Sunday, January 13, 2013

Someone has to pay for the Revolution

Embarcadero an hour before sunrise
The South African time difference meant that we were at work at 6:40 am to interview a client, scurrying around in the darkness because the ACLU building's lights don't work before the ass crack of dawn. If it had been an episode of the X-Files, Eugene Tooms would have waited until I got settled in with my tea and Skype before consuming livers. Yesterday was the four-month mark since starting at ORAM, and I'm still excited to go to work every day, which either means it's a great gig, or I have a dopamine irregularity/mood disorder.

Public interest lawyering really can be all kinds of awesome, and it's funny to think that it could all have been very different if the economy hadn't swirled into the toilet. As in some poor law firm may have been deceived sufficiently or had just enough free associate spaces to say, "Sure, we'll take an extra weirdo."

Fresh out of a Labor Union Summer with the AFL-CIO, I had put myself through at least fifty on-campus screener interviews and a dozen callback ones. At most of these talks, they'd flip through my resume of public interest red flags and ask me to defend why I'd spent my summer with a labor union, why I feel like the firm's pro bono program would be enough to "satiate my public interest spirit" (direct quote). Sometimes, I'd run into someone who would proactively defend why they were now second-year associates. My favorite line was an assertion that "someone has to pay for the Revolution." Not that I have anything against firm life, but somehow it just didn't work out (Firms, it's not you, it's me.). Throughout it, I did my usual Try-Hard Bear thing: I hustled myself through Lavender Law's OCI, followed up on any and all personal connections, etc. In the end, I didn't get a single offer, and I scrambled to chase the public interest jobs that I should have been hunting down in the first place. Stormy times indeed.

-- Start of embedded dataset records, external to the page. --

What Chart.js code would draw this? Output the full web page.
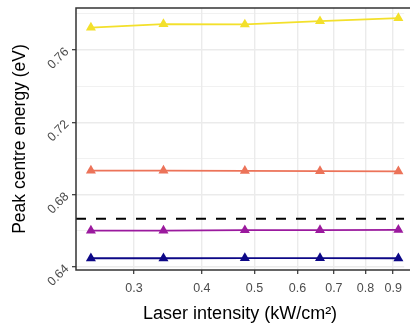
<!DOCTYPE html>
<html>
<head>
<meta charset="utf-8">
<script src="https://cdn.jsdelivr.net/npm/chart.js@4"></script>
<style>
  html, body { margin: 0; padding: 0; background: #ffffff; overflow: hidden; }
  #wrap { width: 410px; height: 325px; position: relative; }
</style>
</head>
<body>
<div id="wrap"><canvas id="c" width="410" height="325"></canvas></div>
<script>
// ---- data ----
const intensity = [0.25, 0.34, 0.48, 0.66, 0.92];           // kW/cm^2
const seriesYellow = [0.7724, 0.7743, 0.7741, 0.7759, 0.7776];
const seriesSalmon = [0.6933, 0.6933, 0.6931, 0.6930, 0.6929];
const seriesPurple = [0.6601, 0.6601, 0.6603, 0.6604, 0.6605];
const seriesNavy   = [0.6448, 0.6448, 0.6449, 0.6449, 0.6448];
const referenceEnergy = 0.6667;                                // dashed line
const xTicks = [0.3, 0.4, 0.5, 0.6, 0.7, 0.8, 0.9];
const yMajorTicks = [0.64, 0.68, 0.72, 0.76];
const yMinorTicks = [0.66, 0.70, 0.74, 0.78];
const xRange = [0.2347, 0.943];
const yRange = [0.6383, 0.7832];

const colors = { yellow: '#F3E02B', salmon: '#EC7359', purple: '#9B1A9E', navy: '#0D0887' };

function pts(ys) { return intensity.map((x, i) => ({ x: x, y: ys[i] })); }
function series(ys, color) {
  return {
    data: pts(ys), showLine: true, borderColor: color, backgroundColor: color,
    borderWidth: 1.8, pointStyle: 'triangle', pointRadius: 5.8, pointBorderWidth: 0,
    pointHoverRadius: 5.8
  };
}

const isMajorY = v => yMajorTicks.some(t => Math.abs(t - v) < 1e-9);

const frame = {
  id: 'frame',
  afterDraw(chart) {
    const a = chart.chartArea, ctx = chart.ctx;
    ctx.save();
    ctx.strokeStyle = '#333333';
    ctx.lineWidth = 1.5;
    ctx.strokeRect(a.left, a.top, a.right - a.left + 10, a.bottom - a.top);
    ctx.restore();
  }
};

new Chart(document.getElementById('c'), {
  type: 'scatter',
  data: {
    datasets: [
      {
        data: [{ x: xRange[0], y: referenceEnergy }, { x: xRange[1], y: referenceEnergy }],
        showLine: true, borderColor: '#000000', borderWidth: 2, borderDash: [10, 10],
        pointRadius: 0, pointHoverRadius: 0
      },
      series(seriesNavy, colors.navy),
      series(seriesPurple, colors.purple),
      series(seriesSalmon, colors.salmon),
      series(seriesYellow, colors.yellow)
    ]
  },
  options: {
    responsive: false,
    animation: false,
    events: [],
    layout: { padding: { top: 8, right: 0, left: 0, bottom: 0 } },
    plugins: { legend: { display: false }, tooltip: { enabled: false } },
    scales: {
      x: {
        type: 'logarithmic',
        min: xRange[0], max: xRange[1],
        afterBuildTicks: s => { s.ticks = xTicks.map(v => ({ value: v })); },
        afterFit: s => { s.height = 55; s.paddingLeft = 0; s.paddingRight = 0; },
        border: { display: false },
        grid: { color: '#EBEBEB', lineWidth: 1.4, tickColor: '#333333', tickLength: 4, tickWidth: 1.2 },
        ticks: {
          autoSkip: false, maxRotation: 0, minRotation: 0, padding: 7,
          color: '#4D4D4D', font: { family: 'Liberation Sans, Arial, sans-serif', size: 12.5 },
          callback: v => Number(v).toFixed(1)
        },
        title: {
          display: true, text: 'Laser intensity (kW/cm²)', color: '#000000',
          font: { family: 'Liberation Sans, Arial, sans-serif', size: 18 },
          padding: { top: 0, bottom: 0 }
        }
      },
      y: {
        type: 'linear',
        min: yRange[0], max: yRange[1],
        afterBuildTicks: s => {
          s.ticks = yMajorTicks.concat(yMinorTicks).sort((a, b) => a - b).map(v => ({ value: v }));
        },
        afterFit: s => { s.width = 76; s.paddingTop = 0; s.paddingBottom = 0; },
        border: { display: false },
        grid: {
          color: '#EBEBEB',
          lineWidth: c => (c.tick && isMajorY(c.tick.value)) ? 1.4 : 0.7,
          tickColor: c => (c.tick && isMajorY(c.tick.value)) ? '#333333' : 'rgba(0,0,0,0)',
          tickLength: 4, tickWidth: 1.2
        },
        ticks: {
          autoSkip: false, minRotation: 45, maxRotation: 45, padding: 5,
          color: '#4D4D4D', font: { family: 'Liberation Sans, Arial, sans-serif', size: 12.5 },
          callback: v => isMajorY(v) ? Number(v).toFixed(2) : ''
        },
        title: {
          display: true, text: 'Peak centre energy (eV)', color: '#000000',
          font: { family: 'Liberation Sans, Arial, sans-serif', size: 17.5 },
          padding: { top: 9.5, bottom: 0 }
        }
      }
    }
  },
  plugins: [frame]
});
</script>
</body>
</html>
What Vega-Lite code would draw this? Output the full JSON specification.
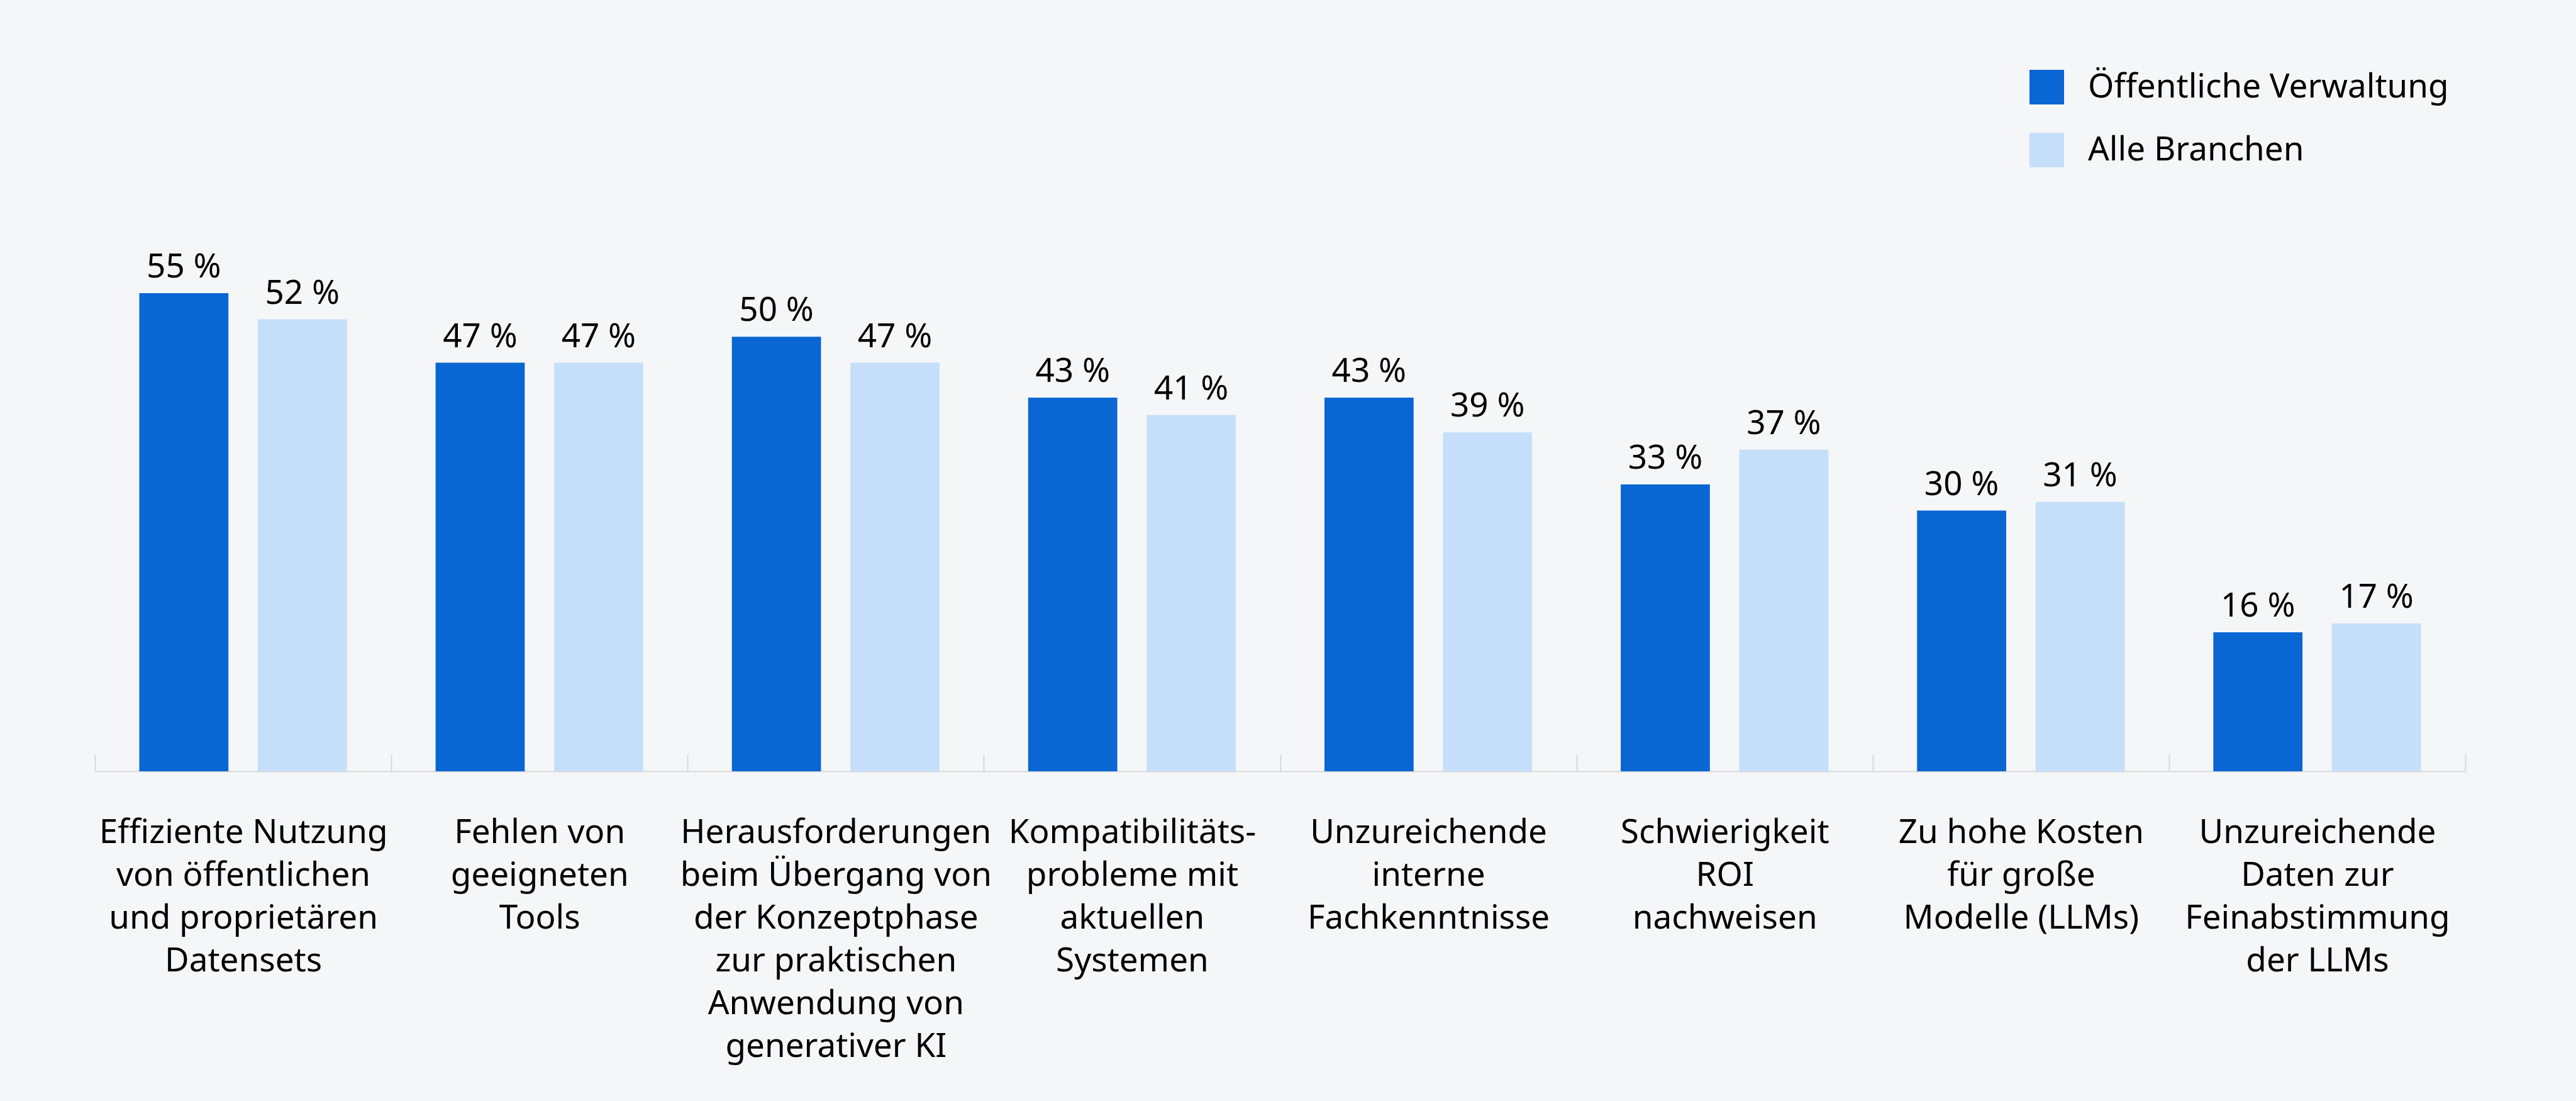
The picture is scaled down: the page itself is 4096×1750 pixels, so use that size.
{
  "$schema": "https://vega.github.io/schema/vega-lite/v6.json",
  "autosize": {"type": "none"},
  "width": 3769,
  "height": 829,
  "padding": {"left": 151, "top": 397, "right": 176, "bottom": 524},
  "background": "#F5F6F8",
  "config": {
    "view": {"stroke": null},
    "font": "Noto Sans",
    "text": {"font": "Noto Sans"}
  },
  "data": {
    "values": [
      {"category": "Effiziente Nutzung|von öffentlichen|und proprietären|Datensets", "series": "Öffentliche Verwaltung", "value": 55},
      {"category": "Effiziente Nutzung|von öffentlichen|und proprietären|Datensets", "series": "Alle Branchen", "value": 52},
      {"category": "Fehlen von|geeigneten|Tools", "series": "Öffentliche Verwaltung", "value": 47},
      {"category": "Fehlen von|geeigneten|Tools", "series": "Alle Branchen", "value": 47},
      {"category": "Herausforderungen|beim Übergang von|der Konzeptphase|zur praktischen|Anwendung von|generativer KI", "series": "Öffentliche Verwaltung", "value": 50},
      {"category": "Herausforderungen|beim Übergang von|der Konzeptphase|zur praktischen|Anwendung von|generativer KI", "series": "Alle Branchen", "value": 47},
      {"category": "Kompatibilitäts-|probleme mit|aktuellen|Systemen", "series": "Öffentliche Verwaltung", "value": 43},
      {"category": "Kompatibilitäts-|probleme mit|aktuellen|Systemen", "series": "Alle Branchen", "value": 41},
      {"category": "Unzureichende|interne|Fachkenntnisse", "series": "Öffentliche Verwaltung", "value": 43},
      {"category": "Unzureichende|interne|Fachkenntnisse", "series": "Alle Branchen", "value": 39},
      {"category": "Schwierigkeit|ROI|nachweisen", "series": "Öffentliche Verwaltung", "value": 33},
      {"category": "Schwierigkeit|ROI|nachweisen", "series": "Alle Branchen", "value": 37},
      {"category": "Zu hohe Kosten|für große|Modelle (LLMs)", "series": "Öffentliche Verwaltung", "value": 30},
      {"category": "Zu hohe Kosten|für große|Modelle (LLMs)", "series": "Alle Branchen", "value": 31},
      {"category": "Unzureichende|Daten zur|Feinabstimmung|der LLMs", "series": "Öffentliche Verwaltung", "value": 16},
      {"category": "Unzureichende|Daten zur|Feinabstimmung|der LLMs", "series": "Alle Branchen", "value": 17}
    ]
  },
  "transform": [{"calculate": "datum.value + ' %'", "as": "label"}],
  "encoding": {
    "x": {
      "field": "category",
      "type": "nominal",
      "sort": null,
      "title": null,
      "scale": {"paddingInner": 0, "paddingOuter": 0},
      "axis": {
        "labelAngle": 0,
        "labelExpr": "split(datum.label, '|')",
        "labelFont": "Noto Sans",
        "labelFontSize": 53,
        "labelLineHeight": 68,
        "labelColor": "#000000",
        "labelBaseline": "alphabetic",
        "labelPadding": 140,
        "labelLimit": 0,
        "domain": true,
        "domainColor": "#D8D9DB",
        "domainWidth": 2,
        "ticks": true,
        "tickBand": "extent",
        "tickSize": -27,
        "tickColor": "#D8D9DB",
        "tickWidth": 2,
        "grid": false
      }
    },
    "xOffset": {
      "field": "series",
      "type": "nominal",
      "sort": ["Öffentliche Verwaltung", "Alle Branchen"],
      "scale": {"paddingInner": 0.248, "paddingOuter": 0.374}
    },
    "y": {
      "field": "value",
      "type": "quantitative",
      "scale": {"domain": [0, 60]},
      "axis": null
    }
  },
  "layer": [
    {
      "mark": {"type": "bar"},
      "encoding": {
        "color": {
          "field": "series",
          "type": "nominal",
          "scale": {
            "domain": ["Öffentliche Verwaltung", "Alle Branchen"],
            "range": ["#0A66D3", "#C5DFFA"]
          },
          "legend": {
            "orient": "none",
            "legendX": 3076,
            "legendY": -286,
            "title": null,
            "symbolType": "square",
            "symbolSize": 3025,
            "symbolStrokeWidth": 0,
            "labelFont": "Noto Sans",
            "labelFontSize": 53,
            "labelColor": "#000000",
            "labelOffset": 38,
            "labelLimit": 0,
            "rowPadding": 45,
            "padding": 0
          }
        }
      }
    },
    {
      "mark": {"type": "text", "baseline": "alphabetic", "dy": -25, "fontSize": 53, "font": "Noto Sans", "color": "#000000"},
      "encoding": {"text": {"field": "label"}}
    }
  ]
}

This is certainly the gray matter doing its sneaky thing by smoothing out all the inconsistencies along the way, but it seems to have worked out so far. Where I end up next is thankfully a question I can delay for a while, and it's a relief to be off of the usual schedule where as soon as you land a one-year fellowship, you're already casting your resume back into the great dark seas.

YOLO artwork

Lois the Pie Queen
 Finally made it to Lois the Pie Queen for breakfast. I don't know why you would have fried chicken for breakfast, but it happened, and now I wonder why we don't usually have it. We got seated under the YOLO collage, and I again wondered why I haven't already moved to Oakland.

Especially when the BART stations get all glamm'd up:


After I took this shot, other BART denizens also whipped out their phones to take the same. It's disappointing to climb up into Oakland and expect Sapphire City, but I met some fun people to climb with at Great Western Power Station.


And to wrap up, here's a picture of Dinga with no context. 
Whatever you may be thinking about, he disapproves of it.